I got a nice note from Phil about his enjoyment of storms in Cornwall, and the comment he made about the rustling of the bamboo reminded me that I once bought a house because of a sound like that. The house was in a densely packed suburban neighborhood, but it had an open atrium-style courtyard in the center, and someone had planted a row of jack pines or some equally scrawny pine trees along the side fence. When the wind blew, which was frequently in this near-the-coast location, the pines whispered. I think that sense of being out in the forest was why I bought the house.

This morning was busy. I had planned to read and write today (it’s pretty darned cold here right now), but Ralph offered to help dig in the garden, so I put on my mud shoes (which are truly living up to that name at the moment–I’m going to have to go clean them before they become adobe shoes at their current weight of about 5 lbs. each), a light jacket, found my pruning shears, and trotted off to the garden to tend the raspberry patch while Ralph dug. It’s the worst possible time to prune anything; there are still big freezes coming. But this is the only time of the year that you can actually see into the berry patch to find the dead canes and give the a proper burial in the trash heap. Then I got started pulling blackberries out of the blueberry patch–same thing, with the leaves off the blueberries you can actually see the noxious stuff.

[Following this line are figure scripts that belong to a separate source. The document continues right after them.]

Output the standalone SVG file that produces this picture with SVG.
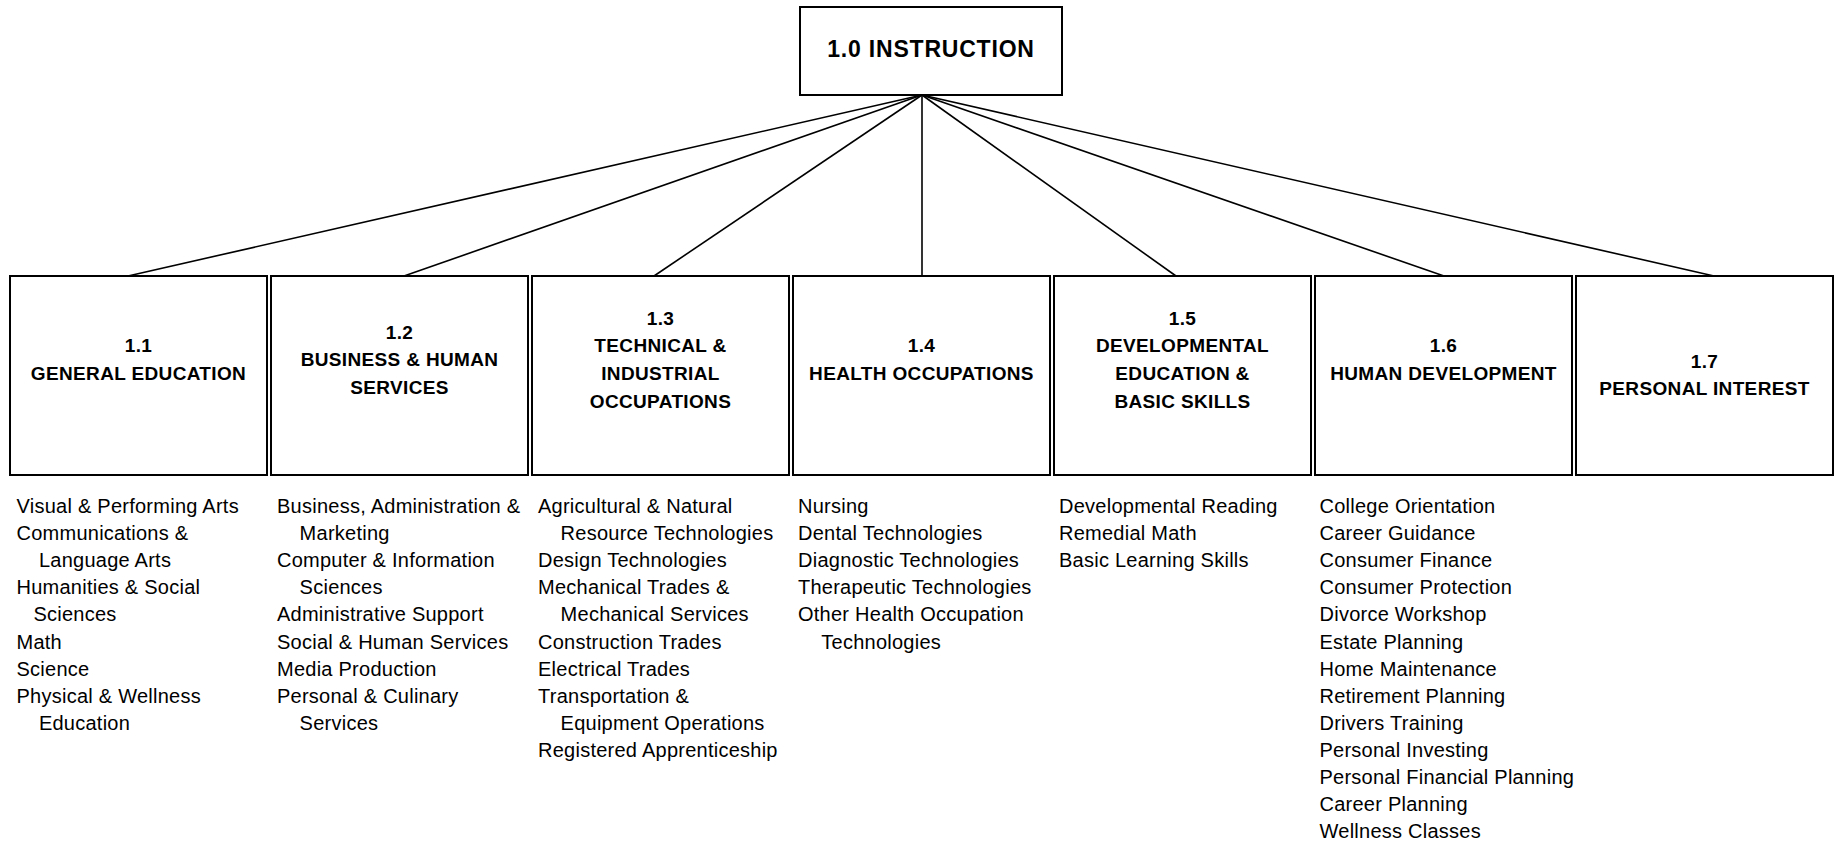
<svg xmlns="http://www.w3.org/2000/svg" width="1839" height="843" viewBox="0 0 1839 843">
<style>
.box{fill:#fff;stroke:#000;stroke-width:2}
.ttl{font-family:"Liberation Sans",Arial,sans-serif;font-weight:bold;font-size:19px;letter-spacing:0.35px;text-anchor:middle;fill:#000}
.top{font-family:"Liberation Sans",Arial,sans-serif;font-weight:bold;font-size:23px;letter-spacing:0.8px;text-anchor:middle;fill:#000}
.lst{font-family:"Liberation Sans",Arial,sans-serif;font-size:20px;letter-spacing:0.25px;fill:#000}
.con{stroke:#000;stroke-width:1.6;fill:none}
</style>
<rect width="1839" height="843" fill="#fff"/>
<g id="connectors">
<line class="con" x1="922" y1="95" x2="128" y2="276"/>
<line class="con" x1="922" y1="95" x2="404" y2="276"/>
<line class="con" x1="922" y1="95" x2="654" y2="276"/>
<line class="con" x1="922" y1="95" x2="922" y2="276"/>
<line class="con" x1="922" y1="95" x2="1176" y2="276"/>
<line class="con" x1="922" y1="95" x2="1444" y2="276"/>
<line class="con" x1="922" y1="95" x2="1714" y2="276"/>
</g>
<g id="n10">
<rect class="box" x="800" y="7" width="262" height="88"/>
<text class="top" x="931" y="57">1.0 INSTRUCTION</text>
</g>
<g id="n11">
<rect class="box" x="10" y="276" width="257" height="199"/>
<text class="ttl"><tspan x="138.5" y="352.4">1.1</tspan><tspan x="138.5" y="380.2">GENERAL EDUCATION</tspan></text>
<text class="lst"><tspan x="16.5" y="513">Visual &amp; Performing Arts</tspan><tspan x="16.5" y="540.1">Communications &amp;</tspan><tspan x="38.9" y="567.2">Language Arts</tspan><tspan x="16.5" y="594.3">Humanities &amp; Social</tspan><tspan x="33.4" y="621.4">Sciences</tspan><tspan x="16.5" y="648.5">Math</tspan><tspan x="16.5" y="675.6">Science</tspan><tspan x="16.5" y="702.7">Physical &amp; Wellness</tspan><tspan x="38.9" y="729.8">Education</tspan></text>
</g>
<g id="n12">
<rect class="box" x="271" y="276" width="257" height="199"/>
<text class="ttl"><tspan x="399.5" y="338.5">1.2</tspan><tspan x="399.5" y="366.3">BUSINESS &amp; HUMAN</tspan><tspan x="399.5" y="394.1">SERVICES</tspan></text>
<text class="lst"><tspan x="277" y="513">Business, Administration &amp;</tspan><tspan x="299.6" y="540.1">Marketing</tspan><tspan x="277" y="567.2">Computer &amp; Information</tspan><tspan x="299.6" y="594.3">Sciences</tspan><tspan x="277" y="621.4">Administrative Support</tspan><tspan x="277" y="648.5">Social &amp; Human Services</tspan><tspan x="277" y="675.6">Media Production</tspan><tspan x="277" y="702.7">Personal &amp; Culinary</tspan><tspan x="299.6" y="729.8">Services</tspan></text>
</g>
<g id="n13">
<rect class="box" x="532" y="276" width="257" height="199"/>
<text class="ttl"><tspan x="660.5" y="324.6">1.3</tspan><tspan x="660.5" y="352.4">TECHNICAL &amp;</tspan><tspan x="660.5" y="380.2">INDUSTRIAL</tspan><tspan x="660.5" y="408">OCCUPATIONS</tspan></text>
<text class="lst"><tspan x="538" y="513">Agricultural &amp; Natural</tspan><tspan x="560.6" y="540.1">Resource Technologies</tspan><tspan x="538" y="567.2">Design Technologies</tspan><tspan x="538" y="594.3">Mechanical Trades &amp;</tspan><tspan x="560.6" y="621.4">Mechanical Services</tspan><tspan x="538" y="648.5">Construction Trades</tspan><tspan x="538" y="675.6">Electrical Trades</tspan><tspan x="538" y="702.7">Transportation &amp;</tspan><tspan x="560.6" y="729.8">Equipment Operations</tspan><tspan x="538" y="756.9">Registered Apprenticeship</tspan></text>
</g>
<g id="n14">
<rect class="box" x="793" y="276" width="257" height="199"/>
<text class="ttl"><tspan x="921.5" y="352.4">1.4</tspan><tspan x="921.5" y="380.2">HEALTH OCCUPATIONS</tspan></text>
<text class="lst"><tspan x="798" y="513">Nursing</tspan><tspan x="798" y="540.1">Dental Technologies</tspan><tspan x="798" y="567.2">Diagnostic Technologies</tspan><tspan x="798" y="594.3">Therapeutic Technologies</tspan><tspan x="798" y="621.4">Other Health Occupation</tspan><tspan x="821.3" y="648.5">Technologies</tspan></text>
</g>
<g id="n15">
<rect class="box" x="1054" y="276" width="257" height="199"/>
<text class="ttl"><tspan x="1182.5" y="324.6">1.5</tspan><tspan x="1182.5" y="352.4">DEVELOPMENTAL</tspan><tspan x="1182.5" y="380.2">EDUCATION &amp;</tspan><tspan x="1182.5" y="408">BASIC SKILLS</tspan></text>
<text class="lst"><tspan x="1059" y="513">Developmental Reading</tspan><tspan x="1059" y="540.1">Remedial Math</tspan><tspan x="1059" y="567.2">Basic Learning Skills</tspan></text>
</g>
<g id="n16">
<rect class="box" x="1315" y="276" width="257" height="199"/>
<text class="ttl"><tspan x="1443.5" y="352.4">1.6</tspan><tspan x="1443.5" y="380.2">HUMAN DEVELOPMENT</tspan></text>
<text class="lst"><tspan x="1319.5" y="513">College Orientation</tspan><tspan x="1319.5" y="540.1">Career Guidance</tspan><tspan x="1319.5" y="567.2">Consumer Finance</tspan><tspan x="1319.5" y="594.3">Consumer Protection</tspan><tspan x="1319.5" y="621.4">Divorce Workshop</tspan><tspan x="1319.5" y="648.5">Estate Planning</tspan><tspan x="1319.5" y="675.6">Home Maintenance</tspan><tspan x="1319.5" y="702.7">Retirement Planning</tspan><tspan x="1319.5" y="729.8">Drivers Training</tspan><tspan x="1319.5" y="756.9">Personal Investing</tspan><tspan x="1319.5" y="784">Personal Financial Planning</tspan><tspan x="1319.5" y="811.1">Career Planning</tspan><tspan x="1319.5" y="838.2">Wellness Classes</tspan></text>
</g>
<g id="n17">
<rect class="box" x="1576" y="276" width="257" height="199"/>
<text class="ttl"><tspan x="1704.5" y="367.6">1.7</tspan><tspan x="1704.5" y="395.4">PERSONAL INTEREST</tspan></text>
</g>
</svg>
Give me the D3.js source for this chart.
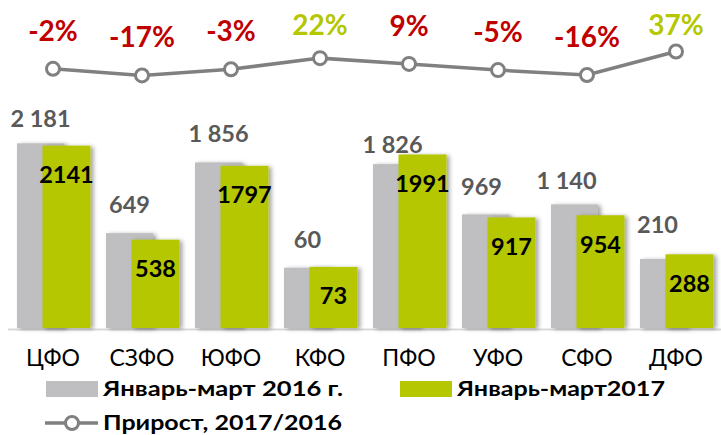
<!DOCTYPE html>
<html><head><meta charset="utf-8">
<script src="https://cdn.jsdelivr.net/npm/d3@7"></script>
<style>
html,body{margin:0;padding:0;background:#fff;}
svg{display:block;font-family:Lato,"Noto Sans",sans-serif;}
</style></head>
<body><svg id="c" width="721" height="435"></svg>
<script>
const categories = ["ЦФО","СЗФО","ЮФО","КФО","ПФО","УФО","СФО","ДФО"];
const values2016 = [2181, 649, 1856, 60, 1826, 969, 1140, 210];
const values2017 = [2141, 538, 1797, 73, 1991, 917, 954, 288];
const growth = [-2, -17, -3, 22, 9, -5, -16, 37];
const seriesNames = ["Январь-март 2016 г.", "Январь-март2017", "Прирост, 2017/2016"];
// growth above this threshold is highlighted in green, the rest in red
const highlightThreshold = 10;
// small manual nudges of the 2016 labels (as in the original layout) [dx, dy]
const label2016Nudge = [[0,3],[0,-1],[0,-1],[0,-1],[-4,8],[-4,0],[-8,4],[-6,-7]];

const W = 721, H = 435;
const svg = d3.select("#c");
const GRAY = "#BFBFC1", GREEN = "#B4C700", RED = "#C00000", LINE = "#808080";

const defs = svg.append("defs");
const f = defs.append("filter").attr("id","sh").attr("x","-20%").attr("y","-10%").attr("width","150%").attr("height","130%");
f.append("feDropShadow").attr("dx",3).attr("dy",1).attr("stdDeviation",2).attr("flood-color","#000").attr("flood-opacity",0.35);

const x = d3.scaleBand().domain(categories).range([8.5, 720.5]).padding(0);
const y = d3.scaleLinear().domain([-968.6, 2500]).range([328, 124.6]);
const yg = d3.scaleLinear().domain([-100, 100]).range([112.3, 23.5]);
const base = y.range()[0];

// axis line
svg.append("line").attr("x1",8).attr("x2",721).attr("y1",329.5).attr("y2",329.5)
  .attr("stroke","#D9D9D9").attr("stroke-width",2);

const fmt2016 = v => d3.format(",")(v).replace(/,/g, "\u00a0");

// 2016 bars
svg.append("g").selectAll("rect").data(values2016).join("rect")
  .attr("x",(d,i)=>x(categories[i])+8.5).attr("width",47)
  .attr("y",d=>y(d)).attr("height",d=>base-y(d))
  .attr("fill",GRAY).attr("filter","url(#sh)");
// 2017 bars
svg.append("g").selectAll("rect").data(values2017).join("rect")
  .attr("x",(d,i)=>x(categories[i])+34).attr("width",48)
  .attr("y",d=>y(d)).attr("height",d=>base-y(d))
  .attr("fill",GREEN).attr("filter","url(#sh)");

// 2016 labels
svg.append("g").selectAll("text").data(values2016).join("text")
  .attr("x",(d,i)=>x(categories[i])+8.5+23.5+label2016Nudge[i][0])
  .attr("y",(d,i)=>y(d)-19+label2016Nudge[i][1])
  .attr("text-anchor","middle").attr("font-size",23.5).attr("font-weight","bold")
  .attr("fill","#595959").text(fmt2016);
// 2017 labels
svg.append("g").selectAll("text").data(values2017).join("text")
  .attr("x",(d,i)=>x(categories[i])+34+24)
  .attr("y",d=>y(d)+37.5)
  .attr("text-anchor","middle").attr("font-size",23.5).attr("font-weight","bold")
  .attr("fill","#000").text(d=>d);

// category labels
svg.append("g").selectAll("text").data(categories).join("text")
  .attr("x",d=>x(d)+x.bandwidth()/2).attr("y",365.5)
  .attr("text-anchor","middle").attr("font-size",23).attr("fill","#000").text(d=>d);

// growth line
const cx = i => x(categories[i]) + x.bandwidth()/2;
svg.append("path").datum(growth)
  .attr("d", d3.line().x((d,i)=>cx(i)).y(d=>yg(d)))
  .attr("fill","none").attr("stroke",LINE).attr("stroke-width",3.5);
svg.append("g").selectAll("circle").data(growth).join("circle")
  .attr("cx",(d,i)=>cx(i)).attr("cy",d=>yg(d)).attr("r",6.5)
  .attr("fill","#fff").attr("stroke",LINE).attr("stroke-width",3);
svg.append("g").selectAll("text").data(growth).join("text")
  .attr("x",(d,i)=>cx(i)).attr("y",d=>Math.max(35, yg(d)-28))
  .attr("text-anchor","middle").attr("font-size",28).attr("font-weight","bold")
  .attr("fill",d=>d>highlightThreshold?GREEN:RED).text(d=>d+"%");

// legend
const lg = svg.append("g").attr("font-size",21).attr("font-weight","bold").attr("fill","#000");
lg.append("rect").attr("x",46).attr("y",381).attr("width",52).attr("height",16).attr("fill",GRAY);
lg.append("text").attr("x",103).attr("y",396).text(seriesNames[0])
  .attr("textLength",240).attr("lengthAdjust","spacingAndGlyphs");
lg.append("rect").attr("x",400).attr("y",381).attr("width",52).attr("height",16).attr("fill",GREEN);
lg.append("text").attr("x",457).attr("y",396).text(seriesNames[1])
  .attr("textLength",208).attr("lengthAdjust","spacingAndGlyphs");
lg.append("line").attr("x1",45).attr("x2",98).attr("y1",423).attr("y2",423)
  .attr("stroke",LINE).attr("stroke-width",3.5);
lg.append("circle").attr("cx",72).attr("cy",423).attr("r",6.5)
  .attr("fill","#fff").attr("stroke",LINE).attr("stroke-width",3);
lg.append("text").attr("x",103).attr("y",430).text(seriesNames[2])
  .attr("textLength",239).attr("lengthAdjust","spacingAndGlyphs");
</script></body></html>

We are cursed (some might say blessed but they’ve never lived in a subtropical rainforest) with three distinct varieties of blackberries. We have two bush styles, one I call mountain blackberries (I don’t know what the real varietal name is, but the have very large berries rather bland in flavor and leaves of a shape similar to maple leaves). Then we have the Himalayas, a very lacy leaf, vicious thorns, and small but VERY flavorful berries. Then we have the ground berries, the truly obnoxious ones. They put out runners that root every place they touch the ground. I battle them constantly in the garden. The weather is supposed to hold about like this, so maybe I’ll get some more of them out tomorrow. We have so much moisture here I’ve seen a blackberry grow more than 4 feet in one day, and it’s just not fair.